Aerial view of the current Turkish Parliament building, designed in 1938 by the renowned Austrian architect Clemens Holzmeister.

There are 550 members of parliament who are elected for a five-year term by the D'Hondt method, a party-list proportional representation system, from 85 electoral districts which represent the 81 administrative provinces of Turkey (Istanbul is divided into three electoral districts whereas Ankara and İzmir are divided into two each because of their large populations). To avoid a hung parliament and its excessive political fragmentation, only parties that win at least 10% of the votes cast in a national parliamentary election gain the right to representation in the parliament. As a result of this threshold, only two parties were able to obtain that right during the 2002 elections and three in 2007.[1] Independent candidates may run. However they must also win at least 10% of the vote in their constituency to be elected.[2] This rather high threshold has been internationally criticised, but a complaint with the European Court for Human Rights was turned down.

Since the 2002 general elections, an absolute majority of the seats belong to the members of the Justice and Development Party (AKP), who lead a single-party government.[3] The Republican People's Party (CHP) was the only party that succeeded in being represented in Parliament, along with the AKP, in 2002. As of 1 January 2007, there were 7 parties who had representation in the parliament and nine independents because of resignations and transfer, nevertheless CHP still remained by far the biggest opposition party. At the 2007 election, three parties managed to clear the 10% threshold — AKP, CHP, and the Nationalist Movement Party (MHP). Furthermore, Kurdish politicians from the Democratic Society Party (DTP) circumvented the threshold by contesting the election as independents; 24 of them were elected, enabling them to constitute their own faction in the Assembly.

Contents

History

Turkey has had a history of Parliamentary government before the establishment of the current national Parliament:

Parliamentary practice before the Republican era

Ottoman Empire

Opening of the Ottoman Parliament, 1876.

Turkey had two Parliamentary governments during the Ottoman period. The First Constitutional Era lasted for only a brief period, elections being held only twice. After the first elections there were a number of criticisms of the government due to the Russo-Turkish War, 1877–1878 by the representatives, and the assembly was dissolved and an election called on 28 June 1877. The second assembly was also dissolved by the Sultan on 14 February 1878.

The Second Constitutional Era is considered to have begun on 23 July 1908. The constitution that was written for the first parliament included control of the sultan on the public and was removed during 1909, 1912, 1914 and 1916, in a session known as the "declaration of freedom". Most of the modern parliamentary rights that were not granted in the first constitution were granted, such as the abolition of the right of the Sultan to deport citizens that were claimed to have committed harmful activities, the establishment of a free press, a ban on censorship. Freedom to hold meetings and establish political parties was recognized, and the government was held responsible to the assembly, not to the sultan.

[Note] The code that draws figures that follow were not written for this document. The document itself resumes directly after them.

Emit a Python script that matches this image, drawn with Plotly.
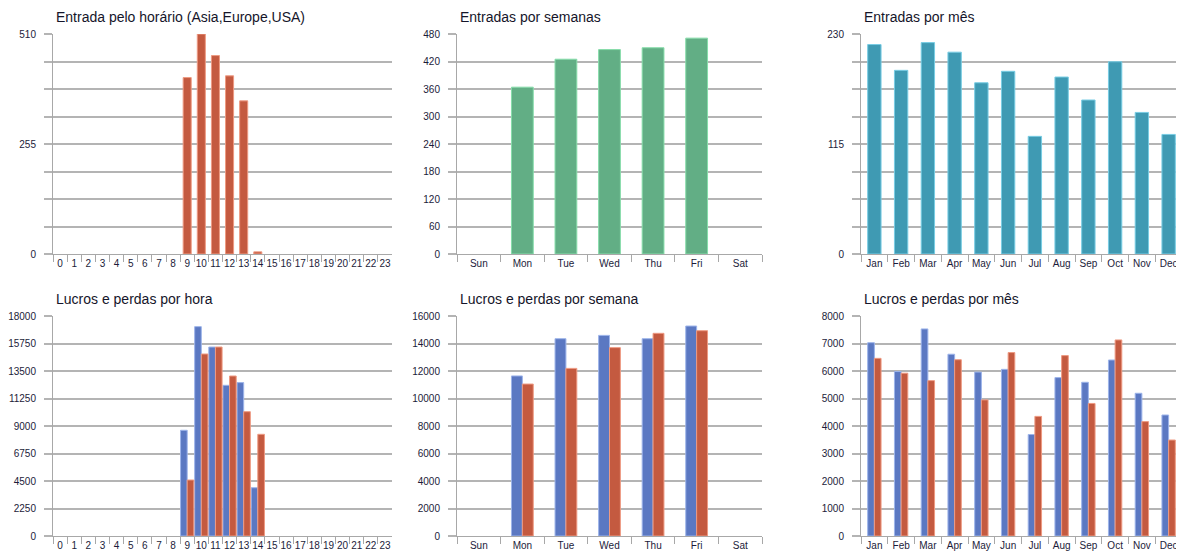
import plotly.graph_objects as go

# ---------------- data ----------------
hours = ["0", "1", "2", "3", "4", "5", "6", "7", "8", "9", "10", "11",
         "12", "13", "14", "15", "16", "17", "18", "19", "20", "21", "22", "23"]
entries_hour = [0, 0, 0, 0, 0, 0, 0, 0, 0, 409, 510, 460,
                413, 355, 5, 0, 0, 0, 0, 0, 0, 0, 0, 0]
profit_hour = [0, 0, 0, 0, 0, 0, 0, 0, 0, 8650, 17130, 15460,
               12330, 12550, 3950, 0, 0, 0, 0, 0, 0, 0, 0, 0]
loss_hour = [0, 0, 0, 0, 0, 0, 0, 0, 0, 4580, 14890, 15460,
             13090, 10170, 8320, 0, 0, 0, 0, 0, 0, 0, 0, 0]

days = ["Sun", "Mon", "Tue", "Wed", "Thu", "Fri", "Sat"]
entries_week = [0, 364, 425, 446, 450, 471, 0]
profit_week = [0, 11640, 14350, 14590, 14350, 15270, 0]
loss_week = [0, 11050, 12190, 13700, 14740, 14930, 0]

months = ["Jan", "Feb", "Mar", "Apr", "May", "Jun",
          "Jul", "Aug", "Sep", "Oct", "Nov", "Dec"]
entries_month = [219, 192, 221, 211, 179, 191, 123, 185, 161, 201, 148, 125]
profit_month = [7030, 5980, 7530, 6610, 5960, 6060, 3690, 5760, 5590, 6400, 5190, 4400]
loss_month = [6460, 5920, 5650, 6410, 4950, 6670, 4350, 6560, 4820, 7130, 4160, 3490]

titles = ["Entrada pelo horário (Asia,Europe,USA)", "Entradas por semanas", "Entradas por mês",
          "Lucros e perdas por hora", "Lucros e perdas por semana", "Lucros e perdas por mês"]

# ---------------- layout helpers ----------------
PAGE_MARGIN = 8  # default body margin of the html page
W, H = 1184 - PAGE_MARGIN, 555 - PAGE_MARGIN
cols_px = [(53, 392), (457, 762), (861, 1182)]
rows_px = [(34, 254), (316, 536)]

def xdom(c):
    a, b = cols_px[c]
    return [(a - PAGE_MARGIN) / W, min(1.0, (b - PAGE_MARGIN) / W)]

def ydom(r):
    t, b = rows_px[r]
    return [1 - (b - PAGE_MARGIN) / H, 1 - (t - PAGE_MARGIN) / H]

RED = "#C45A40"
RED_LINE = "#EE9A82"
BLUE = "#5B78C2"
BLUE_LINE = "#9DB4EA"
GREEN = "#62AE85"
GREEN_LINE = "#86DDAA"
TEAL = "#3F9AB3"
TEAL_LINE = "#78CDE4"

TICKFONT = dict(family="Liberation Sans", size=10, color="#1c1c3a")
GRID = "#B4B4B4"
AXIS = "#A8A8A8"

fig = go.Figure()

def add_bar(idx, x, y, color, line, width, offset):
    ax = "" if idx == 1 else str(idx)
    lw = [1 if v else 0 for v in y]
    fig.add_trace(go.Bar(x=x, y=y, marker=dict(color=color, line=dict(color=line, width=lw)),
                         width=width, offset=offset, xaxis="x" + ax, yaxis="y" + ax,
                         showlegend=False, hoverinfo="x+y"))

add_bar(1, hours, entries_hour, RED, RED_LINE, 0.57, -0.285)
add_bar(2, days, entries_week, GREEN, GREEN_LINE, 0.5, -0.25)
add_bar(3, months, entries_month, TEAL, TEAL_LINE, 0.5, -0.25)
add_bar(4, hours, profit_hour, BLUE, BLUE_LINE, 0.47, -0.47)
add_bar(4, hours, loss_hour, RED, RED_LINE, 0.47, 0.0)
add_bar(5, days, profit_week, BLUE, BLUE_LINE, 0.25, -0.25)
add_bar(5, days, loss_week, RED, RED_LINE, 0.25, 0.0)
add_bar(6, months, profit_month, BLUE, BLUE_LINE, 0.25, -0.25)
add_bar(6, months, loss_month, RED, RED_LINE, 0.25, 0.0)

def yticks(top, n, labeled_every):
    step = top / n
    vals = [step * i for i in range(n + 1)]
    texts = [f"{v:g}" if i % labeled_every == 0 else "" for i, v in enumerate(vals)]
    return vals, texts

ycfg = [(510, 8, 4), (480, 8, 1), (230, 8, 4), (18000, 8, 1), (16000, 8, 1), (8000, 8, 1)]
ncat = [24, 7, 12, 24, 7, 12]

layout = dict(width=W, height=H, margin=dict(l=0, r=0, t=0, b=0, autoexpand=False),
              paper_bgcolor="white", plot_bgcolor="white", barmode="overlay",
              font=dict(family="Liberation Sans", color="#1c1c3a"))
annotations = []
for i in range(6):
    r, c = divmod(i, 3)
    key = "" if i == 0 else str(i + 1)
    top, n, le = ycfg[i]
    tv, tt = yticks(top, n, le)
    layout["xaxis" + key] = dict(domain=xdom(c), anchor="y" + key, type="category",
                                 range=[-0.5, ncat[i] - 0.5], showgrid=False,
                                 showline=True, linecolor=AXIS, linewidth=1,
                                 ticks="outside", tickson="boundaries", ticklen=7,
                                 tickcolor=AXIS, tickfont=TICKFONT, tickangle=0,
                                 automargin=False, fixedrange=True)
    layout["yaxis" + key] = dict(domain=ydom(r), anchor="x" + key, range=[0, top],
                                 tickvals=tv, ticktext=tt, showgrid=True, gridcolor=GRID,
                                 gridwidth=1.5, zeroline=False, showline=True,
                                 linecolor=AXIS, linewidth=1, ticks="outside", ticklen=8,
                                 tickwidth=1.5, tickcolor=GRID, tickfont=TICKFONT,
                                 ticklabelstandoff=6, automargin=False, fixedrange=True)
    annotations.append(dict(text=titles[i], xref="paper", yref="paper",
                            x=(cols_px[c][0] + 1 - PAGE_MARGIN) / W,
                            y=1 - (rows_px[r][0] - 17 - PAGE_MARGIN) / H,
                            xanchor="left", yanchor="middle", showarrow=False,
                            font=dict(family="Liberation Sans", size=14, color="#15152a")))
layout["annotations"] = annotations
fig.update_layout(**layout)

fig.write_html("out.html")
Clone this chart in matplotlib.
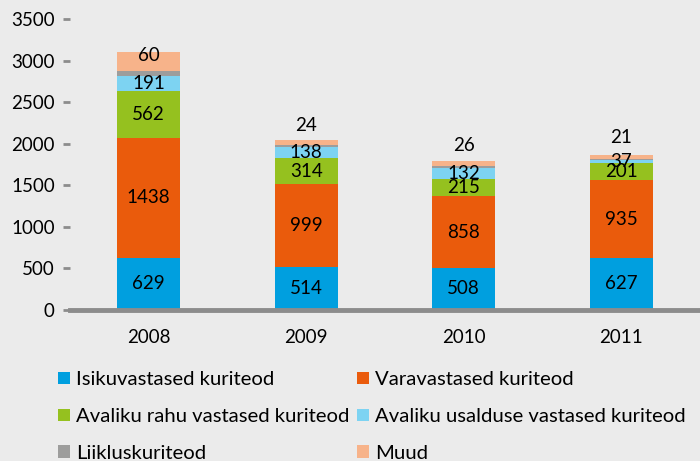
import matplotlib
matplotlib.use("Agg")
import matplotlib.pyplot as plt
import numpy as np

plt.rcParams['font.family'] = ['Lato', 'DejaVu Sans']

years = ["2008", "2009", "2010", "2011"]
isiku = [629, 514, 508, 627]
vara = [1438, 999, 858, 935]
rahu = [562, 314, 215, 201]
usaldus = [191, 138, 132, 37]
liiklus = [50, 25, 20, 20]
muud = [230, 55, 60, 45]
muud_labels = ["60", "24", "26", "21"]

series = [
    ("Isikuvastased kuriteod", isiku, "#009FDF"),
    ("Varavastased kuriteod", vara, "#EA5B0C"),
    ("Avaliku rahu vastased kuriteod", rahu, "#95C11F"),
    ("Avaliku usalduse vastased kuriteod", usaldus, "#7DD3F2"),
    ("Liikluskuriteod", liiklus, "#9D9D9C"),
    ("Muud", muud, "#F7B38A"),
]

bg = "#EBEBEB"
fig = plt.figure(figsize=(7.0, 4.61), dpi=100, facecolor=bg)
ax = fig.add_axes([0.1, 0.3275, 0.9, 0.6313])
ax.set_facecolor(bg)

x = np.arange(len(years))
bottom = np.zeros(len(years))
handles = {}
for name, vals, col in series:
    vals = np.array(vals, dtype=float)
    b = ax.bar(x, vals, bottom=bottom, width=0.4, color=col, label=name, zorder=2)
    handles[name] = b
    if name not in ("Liikluskuriteod", "Muud"):
        for xi, v, bt in zip(x, vals, bottom):
            ax.text(xi, bt + v / 2, f"{int(v)}", ha="center", va="center",
                    fontsize=13.5, color="black", zorder=3)
    bottom = bottom + vals

# Muud labels near top of stacks
offsets_px = [-3, 14, 15, 17]
for xi, top, lab, off in zip(x, bottom, muud_labels, offsets_px):
    ax.annotate(lab, (xi, top), xytext=(0, off * 0.72), textcoords="offset points",
                ha="center", va="center", fontsize=13.5, color="black", zorder=3)

ax.set_xlim(-0.5, 3.5)
ax.set_ylim(0, 3500)
ax.set_yticks(np.arange(0, 3501, 500))
ax.set_xticks(x)
ax.set_xticklabels(years)
for s in ["top", "right", "left"]:
    ax.spines[s].set_visible(False)
ax.spines["bottom"].set_color("#8C8C8C")
ax.spines["bottom"].set_linewidth(3.5)
ax.tick_params(axis="y", length=5, width=2, color="#8C8C8C", labelsize=13.5, pad=6)
ax.tick_params(axis="x", length=0, labelsize=13.5, pad=14)

order = ["Isikuvastased kuriteod", "Avaliku rahu vastased kuriteod", "Liikluskuriteod",
         "Varavastased kuriteod", "Avaliku usalduse vastased kuriteod", "Muud"]
leg = fig.legend([handles[n] for n in order], order, loc="upper left",
                 bbox_to_anchor=(0.083, 0.195), ncol=2, frameon=False,
                 fontsize=14.6, handlelength=0.57, handleheight=0.57, handletextpad=0.3,
                 columnspacing=0.4, labelspacing=0.98, borderaxespad=0, borderpad=0)

fig.savefig("out.png", dpi=100, facecolor=bg)
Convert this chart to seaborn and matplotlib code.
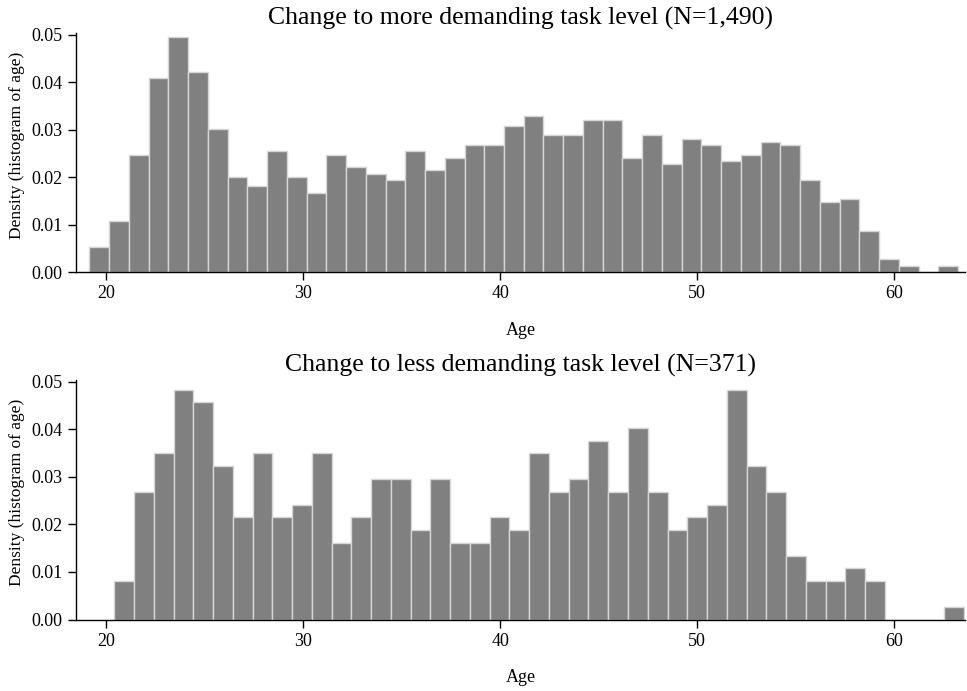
import numpy as np
import pandas as pd
import matplotlib
matplotlib.use("Agg")
import matplotlib.pyplot as plt
import seaborn as sns

sns.set_theme(style="ticks")
plt.rcParams["font.family"] = ["Liberation Serif", "DejaVu Serif"]
plt.rcParams["text.color"] = "black"
plt.rcParams["axes.labelcolor"] = "black"
plt.rcParams["xtick.color"] = "black"
plt.rcParams["ytick.color"] = "black"

# Age histograms, binned at roughly one-year intervals between min and max age
more_title = "Change to more demanding task level (N=1,490)"
less_title = "Change to less demanding task level (N=371)"

more_age_range = [19.14, 63.25]
more_counts = [8, 16, 37, 61, 74, 63, 45, 30, 27, 38, 30, 25, 37, 33, 31, 29,
               38, 32, 36, 40, 40, 46, 49, 43, 43, 48, 48, 36, 43, 34, 42, 40,
               35, 37, 41, 40, 29, 22, 23, 13, 4, 2, 0, 2]

less_age_range = [20.41, 63.54]
less_counts = [3, 10, 13, 18, 17, 12, 8, 13, 8, 9, 13, 6, 8, 11, 11, 7, 11,
               6, 6, 8, 7, 13, 10, 11, 14, 10, 15, 10, 7, 8, 9, 18, 12, 10,
               5, 3, 3, 4, 3, 0, 0, 0, 1]

x_ticks = [20, 30, 40, 50, 60]
y_ticks = [0.00, 0.01, 0.02, 0.03, 0.04, 0.05]

fig = plt.figure(figsize=(9.67, 6.91), dpi=100)
W, H = 967, 691
ax_top = fig.add_axes([76 / W, 1 - 272 / H, (965 - 76) / W, (272 - 33) / H])
ax_bot = fig.add_axes([76 / W, 1 - 619.5 / H, (965 - 76) / W, (619.5 - 380) / H])


def draw(ax, age_range, counts, title):
    edges = np.linspace(age_range[0], age_range[1], len(counts) + 1)
    df = pd.DataFrame({"age": (edges[:-1] + edges[1:]) / 2,
                       "n": np.asarray(counts, dtype=float)})
    sns.histplot(data=df, x="age", weights="n", bins=list(edges),
                 stat="density", color="#808080", alpha=1.0,
                 edgecolor="#d6d6d6", linewidth=1.0, ax=ax)
    ax.set_xlim(18.46, 63.6)
    ax.set_ylim(0, 0.0504)
    ax.set_xticks(x_ticks)
    ax.set_yticks(y_ticks)
    ax.set_yticklabels([f"{v:.2f}" for v in y_ticks])
    ax.set_xlabel("Age", fontsize=13, labelpad=14)
    ax.set_ylabel("Density (histogram of age)", fontsize=12.5)
    ax.yaxis.set_label_coords(-0.057, 0.53)
    ax.set_title(title, fontsize=18.5, pad=6)
    ax.tick_params(axis="both", labelsize=13, length=6, width=1)
    for s in ("left", "bottom"):
        ax.spines[s].set_color("black")
        ax.spines[s].set_linewidth(1)
    sns.despine(ax=ax)


draw(ax_top, more_age_range, more_counts, more_title)
draw(ax_bot, less_age_range, less_counts, less_title)

fig.savefig("out.png", dpi=100)
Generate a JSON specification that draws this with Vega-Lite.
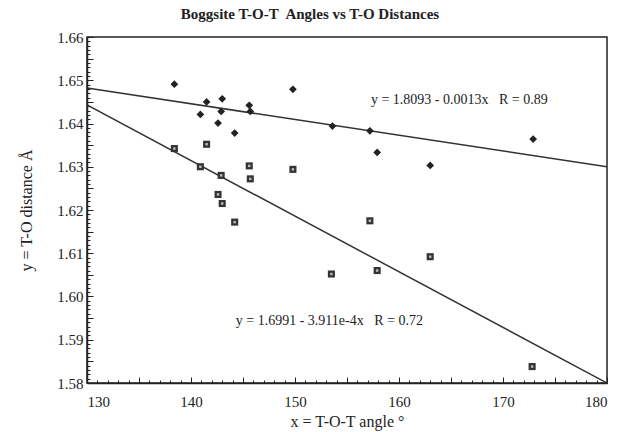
{
  "$schema": "https://vega.github.io/schema/vega-lite/v6.json",
  "width": 520,
  "height": 346,
  "autosize": {"type": "none"},
  "padding": {"left": 87, "top": 37, "right": 14, "bottom": 49},
  "background": "white",
  "config": {
    "view": {"stroke": "#222", "strokeWidth": 1.5},
    "font": "Liberation Serif",
    "axis": {
      "grid": false,
      "domainColor": "#222",
      "domainWidth": 1.5,
      "labelColor": "#222",
      "titleColor": "#222",
      "labelFont": "Liberation Serif",
      "titleFont": "Liberation Serif",
      "labelFontSize": 15,
      "titleFontSize": 16,
      "titleFontWeight": "normal",
      "labelOverlap": false
    }
  },
  "title": {
    "text": "Boggsite T-O-T\u00a0 Angles vs T-O Distances",
    "font": "Liberation Serif",
    "fontSize": 15,
    "fontWeight": "bold",
    "color": "#222",
    "dx": -37,
    "offset": 8
  },
  "datasets": {
    "points": [
      {"angle": 138.4, "dist": 1.6491, "series": "diamond"},
      {"angle": 141.5, "dist": 1.6450, "series": "diamond"},
      {"angle": 143.0, "dist": 1.6457, "series": "diamond"},
      {"angle": 140.9, "dist": 1.6421, "series": "diamond"},
      {"angle": 142.9, "dist": 1.6428, "series": "diamond"},
      {"angle": 142.6, "dist": 1.6401, "series": "diamond"},
      {"angle": 144.2, "dist": 1.6378, "series": "diamond"},
      {"angle": 145.6, "dist": 1.6442, "series": "diamond"},
      {"angle": 145.7, "dist": 1.6428, "series": "diamond"},
      {"angle": 149.8, "dist": 1.6479, "series": "diamond"},
      {"angle": 153.6, "dist": 1.6394, "series": "diamond"},
      {"angle": 157.2, "dist": 1.6383, "series": "diamond"},
      {"angle": 157.9, "dist": 1.6333, "series": "diamond"},
      {"angle": 163.0, "dist": 1.6303, "series": "diamond"},
      {"angle": 172.9, "dist": 1.6364, "series": "diamond"},
      {"angle": 138.4, "dist": 1.6342, "series": "square"},
      {"angle": 141.5, "dist": 1.6352, "series": "square"},
      {"angle": 140.9, "dist": 1.6300, "series": "square"},
      {"angle": 142.9, "dist": 1.6280, "series": "square"},
      {"angle": 145.6, "dist": 1.6302, "series": "square"},
      {"angle": 145.7, "dist": 1.6272, "series": "square"},
      {"angle": 149.8, "dist": 1.6294, "series": "square"},
      {"angle": 142.6, "dist": 1.6236, "series": "square"},
      {"angle": 143.0, "dist": 1.6215, "series": "square"},
      {"angle": 144.2, "dist": 1.6172, "series": "square"},
      {"angle": 157.2, "dist": 1.6175, "series": "square"},
      {"angle": 153.5, "dist": 1.6052, "series": "square"},
      {"angle": 157.9, "dist": 1.6060, "series": "square"},
      {"angle": 163.0, "dist": 1.6092, "series": "square"},
      {"angle": 172.8, "dist": 1.5838, "series": "square"}
    ],
    "fits": [
      {"fit": "upper", "angle": 130, "dist": 1.6482},
      {"fit": "upper", "angle": 180, "dist": 1.6300},
      {"fit": "lower", "angle": 130, "dist": 1.6443},
      {"fit": "lower", "angle": 180, "dist": 1.5800}
    ],
    "notes": [
      {"angle": 165.8, "dist": 1.6454, "label": "y = 1.8093 - 0.0013x \u00a0 R = 0.89"},
      {"angle": 153.3, "dist": 1.5944, "label": "y = 1.6991 - 3.911e-4x \u00a0 R = 0.72"}
    ]
  },
  "encoding": {
    "x": {
      "field": "angle",
      "type": "quantitative",
      "scale": {"domain": [130, 180], "nice": false, "zero": false},
      "axis": {
        "title": "x = T-O-T angle °",
        "ticks": true,
        "tickColor": "#222",
        "tickOpacity": 1,
        "tickWidth": 1,
        "tickCount": 50,
        "labelExpr": "round(datum.value) % 10 === 0 ? format(datum.value, 'd') : ''",
        "tickSize": {"condition": {"test": "round(datum.value) % 5 === 0", "value": -6}, "value": -3},
        "labelPadding": 17,
        "titlePadding": 1
      }
    },
    "y": {
      "field": "dist",
      "type": "quantitative",
      "scale": {"domain": [1.58, 1.66], "nice": false, "zero": false},
      "axis": {
        "title": "y = T-O distance Å",
        "ticks": true,
        "tickColor": "#222",
        "tickOpacity": 1,
        "tickWidth": 1,
        "tickCount": 80,
        "labelExpr": "round(datum.value * 1000) % 10 === 0 ? format(datum.value, '.2f') : ''",
        "tickSize": {"condition": {"test": "round(datum.value * 1000) % 5 === 0", "value": -6}, "value": -3},
        "labelPadding": 10,
        "titlePadding": 22
      }
    }
  },
  "layer": [
    {
      "data": {"name": "fits"},
      "mark": {"type": "line", "color": "#333", "strokeWidth": 1.5, "clip": true},
      "encoding": {"detail": {"field": "fit"}}
    },
    {
      "data": {"name": "points"},
      "transform": [{"filter": "datum.series === 'diamond'"}],
      "mark": {"type": "point", "shape": "diamond", "filled": true, "color": "#222", "size": 60, "opacity": 1}
    },
    {
      "data": {"name": "points"},
      "transform": [{"filter": "datum.series === 'square'"}],
      "mark": {"type": "point", "shape": "square", "filled": true, "color": "#333", "size": 50, "opacity": 1}
    },
    {
      "data": {"name": "points"},
      "transform": [{"filter": "datum.series === 'square'"}],
      "mark": {"type": "point", "shape": "square", "filled": true, "color": "#bbb", "size": 6, "opacity": 1}
    },
    {
      "data": {"name": "notes"},
      "mark": {"type": "text", "font": "Liberation Serif", "fontSize": 14, "color": "#222", "align": "center", "baseline": "middle"},
      "encoding": {"text": {"field": "label"}}
    }
  ]
}
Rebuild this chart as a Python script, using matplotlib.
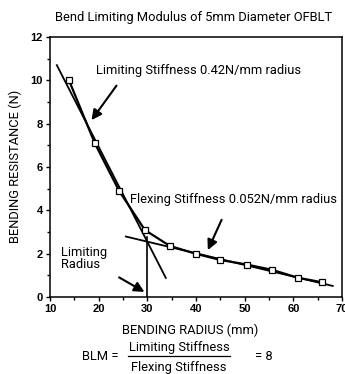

Establishment of the National Parliament

After World War I, the victorious Allied Powers sought the dismemberment of the Ottoman state through the Treaty of Sèvres.[4] The political existence of the Turkish nation was to be completely eliminated under these plans, except for a small region. Nationalist Turkish sentiment rose in the Anatolian peninsula, engendering the establishment of the Turkish national movement. The political developments during this period have made a lasting impact which continues to affect the character of the Turkish nation. During the Turkish war of independence, Mustafa Kemal put forth the notion that there would be only one way for the liberation of the Turkish people in the aftermath of World War I, namely, through the creation of an independent, sovereign Turkish state. The Sultanate was abolished by the newly founded parliament in 1922, paving the way for the formal proclamation of the republic that was to come on 29 October 1923.

Mustafa Kemal Atatürk in front of the Turkish Parliament on the seventh anniversary of the foundation of the Turkish Republic (1930).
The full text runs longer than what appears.